The rest of the system designed by the students was built from off-the-shelf parts; Kalashnikov estimates the total cost as less than $500. The setup repurposes a consumer 3D printer gantry, adds aquarium-grade pumps for liquid handling, a dual-servo gripper for electrode transfer and a handful of 3D-printed brackets and baths.
All of these components are controlled by custom, open-source software. The software, along with the computer-aided design files, electrical schematics and firmware is freely available on GitHub.
“The target audience for something like this is people who are really excited to get into science and engineering, but who don’t have access to expensive tools,” says Kalashnikov.

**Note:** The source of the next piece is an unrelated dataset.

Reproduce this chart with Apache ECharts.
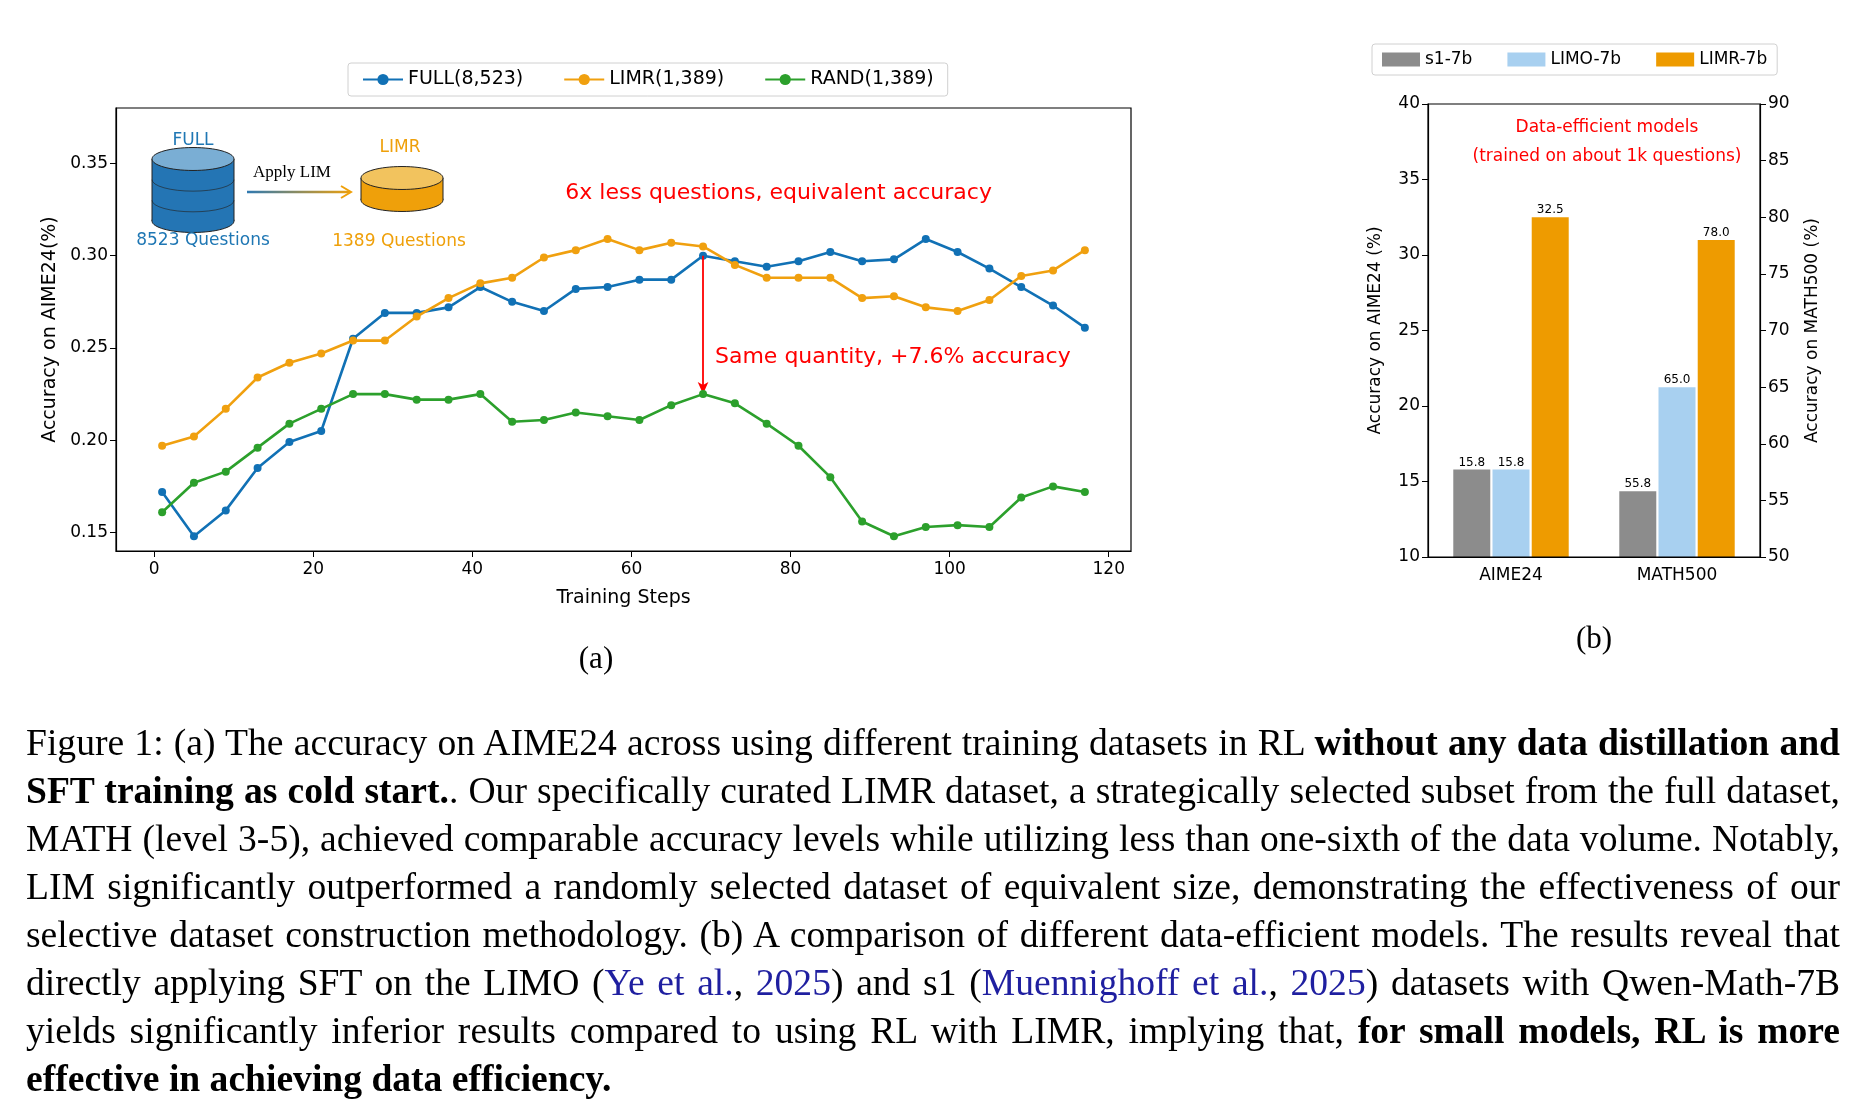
<!DOCTYPE html>
<html><head><meta charset="utf-8">
<script src="https://cdn.jsdelivr.net/npm/echarts@6/dist/echarts.min.js"></script>
<style>
html,body{margin:0;padding:0;background:#fff;}
#c{position:absolute;left:0;top:0;width:1860px;height:1102px;}
#cap{position:absolute;left:26px;top:719px;width:1814px;font-family:"Liberation Serif",serif;font-size:37.6px;line-height:48px;text-align:justify;color:#000;}
#cap a{color:#1f1fa0;text-decoration:none;}
</style></head><body>
<div id="c"></div>
<div id="cap">Figure 1: (a) The accuracy on AIME24 across using different training datasets in RL <b>without any data distillation and SFT training as cold start.</b>. Our specifically curated LIMR dataset, a strategically selected subset from the full dataset, MATH (level 3-5), achieved comparable accuracy levels while utilizing less than one-sixth of the data volume. Notably, LIM significantly outperformed a randomly selected dataset of equivalent size, demonstrating the effectiveness of our selective dataset construction methodology. (b) A comparison of different data-efficient models. The results reveal that directly applying SFT on the LIMO (<a>Ye et al.</a>, <a>2025</a>) and s1 (<a>Muennighoff et al.</a>, <a>2025</a>) datasets with Qwen-Math-7B yields significantly inferior results compared to using RL with LIMR, implying that, <b>for small models, RL is more effective in achieving data efficiency.</b></div>
<script>
const steps = [1,5,9,13,17,21,25,29,33,37,41,45,49,53,57,61,65,69,73,77,81,85,89,93,97,101,105,109,113,117];
const full = [0.172,0.148,0.162,0.185,0.199,0.205,0.255,0.269,0.269,0.272,0.283,0.275,0.270,0.282,0.283,0.287,0.287,0.300,0.297,0.294,0.297,0.302,0.297,0.298,0.309,0.302,0.293,0.283,0.273,0.261];
const limr = [0.197,0.202,0.217,0.234,0.242,0.247,0.254,0.254,0.267,0.277,0.285,0.288,0.299,0.303,0.309,0.303,0.307,0.305,0.295,0.288,0.288,0.288,0.277,0.278,0.272,0.270,0.276,0.289,0.292,0.303];
const rand = [0.161,0.177,0.183,0.196,0.209,0.217,0.225,0.225,0.222,0.222,0.225,0.210,0.211,0.215,0.213,0.211,0.219,0.225,0.220,0.209,0.197,0.180,0.156,0.148,0.153,0.154,0.153,0.169,0.175,0.172];
const lineNames = ['FULL(8,523)','LIMR(1,389)','RAND(1,389)'];
const barCats = ['AIME24','MATH500'];
const barModels = ['s1-7b','LIMO-7b','LIMR-7b'];
const aimeVals = [15.8,15.8,32.5];
const mathVals = [55.8,65.0,78.0];
const yTicksA = [0.15,0.20,0.25,0.30,0.35];
const xTicksA = [0,20,40,60,80,100,120];

const C = {blue:'#1171b5',orange:'#f0a00f',green:'#2ca02c'};
const barColors = ['#8c8c8c','#a8d0f0','#ee9b00'];
const F = 'DejaVu Sans';
const chart = echarts.init(document.getElementById('c'));
const pair = (xs,ys)=>xs.map((x,i)=>[x,ys[i]]);
const lineSeries = [full,limr,rand].map((d,i)=>({
  name:lineNames[i], type:'line', xAxisIndex:0, yAxisIndex:0, data:pair(steps,d),
  symbol:'circle', symbolSize:8, lineStyle:{width:2.6}, color:[C.blue,C.orange,C.green][i], z:3+i
}));
lineSeries[0].markLine = {silent:true, symbol:['none','arrow'], symbolSize:[8,12],
  lineStyle:{color:'#ff0000',width:1.8,type:'solid'}, label:{show:false},
  data:[[{coord:[69,full[17]]},{coord:[69,rand[17]]}]]};
const barSeries = [];
const lbl = {show:true,position:'top',distance:1,fontFamily:F,fontSize:12,color:'#000',formatter:p=>p.value.toFixed(1)};
barModels.forEach((m,i)=>{
  barSeries.push({name:m,type:'bar',xAxisIndex:1,yAxisIndex:1,data:[aimeVals[i],'-'],color:barColors[i],barWidth:37,barGap:'6%',label:lbl});
});
barModels.forEach((m,i)=>{
  barSeries.push({name:m,type:'bar',xAxisIndex:2,yAxisIndex:2,data:['-',mathVals[i]],color:barColors[i],barWidth:37,barGap:'6%',label:lbl});
});
const axl = {onZero:false,lineStyle:{color:'#000',width:1.2}};
const option = {
  animation:false,
  textStyle:{fontFamily:F},
  legend:[
    {id:'lgA', data:lineNames, left:'348px', top:'63px', itemWidth:40, itemHeight:14, itemGap:40, padding:[7,14],
     borderColor:'#d0d0d0', borderWidth:1, borderRadius:3, textStyle:{fontSize:19,fontFamily:F,color:'#000'}},
    {id:'lgB', data:barModels, left:'1372px', top:'44px', itemWidth:38, itemHeight:14, itemGap:35, padding:[7,10],
     borderColor:'#d0d0d0', borderWidth:1, borderRadius:3, textStyle:{fontSize:17,fontFamily:F,color:'#000'}, icon:'rect'}
  ],
  grid:[
    {left:116, top:108, width:1015, height:443},
    {left:1428, top:104, width:332, height:453},
    {left:1428, top:104, width:332, height:453}
  ],
  xAxis:[
    {type:'value', gridIndex:0, min:-4.8, max:122.8, name:'Training Steps', nameLocation:'middle', nameGap:38,
     nameTextStyle:{fontSize:19,color:'#000'}, axisLine:axl, splitLine:{show:false},
     axisTick:{customValues:xTicksA,length:6,lineStyle:{color:'#000'}}, axisLabel:{customValues:xTicksA,fontSize:17,color:'#000',margin:10}},
    {type:'category', gridIndex:1, data:barCats, axisLine:axl, axisTick:{alignWithLabel:true,length:6,lineStyle:{color:'#000'}},
     axisLabel:{fontSize:17,color:'#000',margin:10}},
    {type:'category', gridIndex:2, data:barCats, show:false}
  ],
  yAxis:[
    {type:'value', gridIndex:0, min:0.14, max:0.38, name:'Accuracy on AIME24(%)', nameLocation:'middle', nameGap:50,
     nameTextStyle:{fontSize:19,color:'#000'}, axisLine:{show:true,...axl}, splitLine:{show:false},
     axisTick:{show:true,customValues:yTicksA,length:6,lineStyle:{color:'#000'}},
     axisLabel:{customValues:yTicksA,fontSize:17,color:'#000',formatter:v=>v.toFixed(2)}},
    {type:'value', gridIndex:1, min:10, max:40, interval:5, name:'Accuracy on AIME24 (%)', nameLocation:'middle', nameGap:44,
     nameTextStyle:{fontSize:17,color:'#000'}, axisLine:{show:true,...axl}, splitLine:{show:false},
     axisTick:{show:true,length:6,lineStyle:{color:'#000'}}, axisLabel:{fontSize:17,color:'#000'}},
    {type:'value', gridIndex:2, position:'right', min:50, max:90, interval:5, name:'Accuracy on MATH500 (%)', nameLocation:'middle', nameGap:44,
     nameTextStyle:{fontSize:17,color:'#000'}, axisLine:{show:true,...axl}, splitLine:{show:false},
     axisTick:{show:true,length:6,lineStyle:{color:'#000'}}, axisLabel:{fontSize:17,color:'#000'}}
  ],
  series:[...lineSeries,...barSeries]
};
chart.setOption(option);
const p = (x,y)=>chart.convertToPixel({xAxisIndex:0,yAxisIndex:0},[x,y]);
const t1 = p(78.5,0.334), t2 = p(70.5,0.245);
const db = (cx,top,w,h,n,fill,topFill)=>{
  const els=[]; const ry=w*0.14;
  els.push({type:'rect',shape:{x:cx-w/2,y:top,width:w,height:h},style:{fill:fill},z:10});
  els.push({type:'ellipse',shape:{cx:cx,cy:top+h,rx:w/2,ry:ry},style:{fill:fill,stroke:'#222',lineWidth:1},z:9});
  els.push({type:'line',shape:{x1:cx-w/2,y1:top,x2:cx-w/2,y2:top+h},style:{stroke:'#222',lineWidth:1},z:11});
  els.push({type:'line',shape:{x1:cx+w/2,y1:top,x2:cx+w/2,y2:top+h},style:{stroke:'#222',lineWidth:1},z:11});
  for(let k=1;k<n;k++) els.push({type:'arc',style:{stroke:'#222',lineWidth:1,fill:null},z:12,
     shape:{cx:0,cy:0,r:w/2,startAngle:0,endAngle:Math.PI},x:cx,y:top+h*k/n,scaleY:ry/(w/2)});
  els.push({type:'ellipse',shape:{cx:cx,cy:top,rx:w/2,ry:ry},style:{fill:topFill,stroke:'#222',lineWidth:1},z:13});
  return els;
};
chart.setOption({graphic:[
  {type:'rect',shape:{x:116,y:108,width:1015,height:443},style:{fill:null,stroke:'#000',lineWidth:1.2},silent:true,z:20},
  {type:'rect',shape:{x:1428,y:104,width:332,height:453},style:{fill:null,stroke:'#000',lineWidth:1.2},silent:true,z:20},
  ...db(193,159,82,62,3,'#2475b4','#7aaed4'),
  ...db(402,178,82,22,1,'#efa00a','#f2c35e'),
  {type:'text',x:193,y:141,style:{text:'FULL',fill:'#1f77b4',fontSize:17,fontFamily:F,align:'center',verticalAlign:'middle'},z:15},
  {type:'text',x:203,y:241,style:{text:'8523 Questions',fill:'#1f77b4',fontSize:17,fontFamily:F,align:'center',verticalAlign:'middle'},z:15},
  {type:'text',x:292,y:173,style:{text:'Apply LIM',fill:'#000',fontSize:17,fontFamily:'Liberation Serif',align:'center',verticalAlign:'middle'},z:15},
  {type:'line',shape:{x1:247,y1:192,x2:350,y2:192},style:{lineWidth:2.5,stroke:new echarts.graphic.LinearGradient(0,0,1,0,[{offset:0,color:'#2a78b5'},{offset:1,color:'#efa00a'}])},z:15},
  {type:'polyline',shape:{points:[[341,186],[351,192],[341,198]]},style:{stroke:'#efa00a',lineWidth:2,fill:null},z:15},
  {type:'text',x:400,y:148,style:{text:'LIMR',fill:'#efa00a',fontSize:17,fontFamily:F,align:'center',verticalAlign:'middle'},z:15},
  {type:'text',x:399,y:242,style:{text:'1389 Questions',fill:'#efa00a',fontSize:17,fontFamily:F,align:'center',verticalAlign:'middle'},z:15},
  {type:'text',x:t1[0],y:t1[1],style:{text:'6x less questions, equivalent accuracy',fill:'#ff0000',fontSize:22,fontFamily:F,align:'center',verticalAlign:'middle'},z:15},
  {type:'text',x:t2[0],y:t2[1],style:{text:'Same quantity, +7.6% accuracy',fill:'#ff0000',fontSize:22,fontFamily:F,align:'left',verticalAlign:'middle'},z:15},
  {type:'text',x:1607,y:128,style:{text:'Data-efficient models',fill:'#ff0000',fontSize:17,fontFamily:F,align:'center',verticalAlign:'middle'},z:15},
  {type:'text',x:1607,y:157,style:{text:'(trained on about 1k questions)',fill:'#ff0000',fontSize:17,fontFamily:F,align:'center',verticalAlign:'middle'},z:15},
  {type:'text',x:596,y:660,style:{text:'(a)',fill:'#000',fontSize:31,fontFamily:'Liberation Serif',align:'center',verticalAlign:'middle'},z:15},
  {type:'text',x:1594,y:640,style:{text:'(b)',fill:'#000',fontSize:31,fontFamily:'Liberation Serif',align:'center',verticalAlign:'middle'},z:15}
]});
</script></body></html>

“That basically describes me in high school. I remember trying to build my own self-driving car and finding a lot of what I needed in open-source repositories online. It was the only way for me to learn because I didn’t know anyone else could teach me.
“Throughout the three years of this project, I just kept thinking that there was somebody else like me out there who might want to learn and build these cool things, and who would benefit from this project. Now, they can do that.”
Hattrick-Simpers is integrating the new system into a course he teaches on advanced AI for self-driving labs. But he’s also hoping others take the idea and run with it.
“There is a potential that if we can have a couple of these tools floating around in the world, we could create even little ‘internet of scientific things’ around them,” he says.
“Having these distributed tools and their users interact with one another can help build up a really robust community around self-driving labs, which in turn will drive forward scientific innovation.”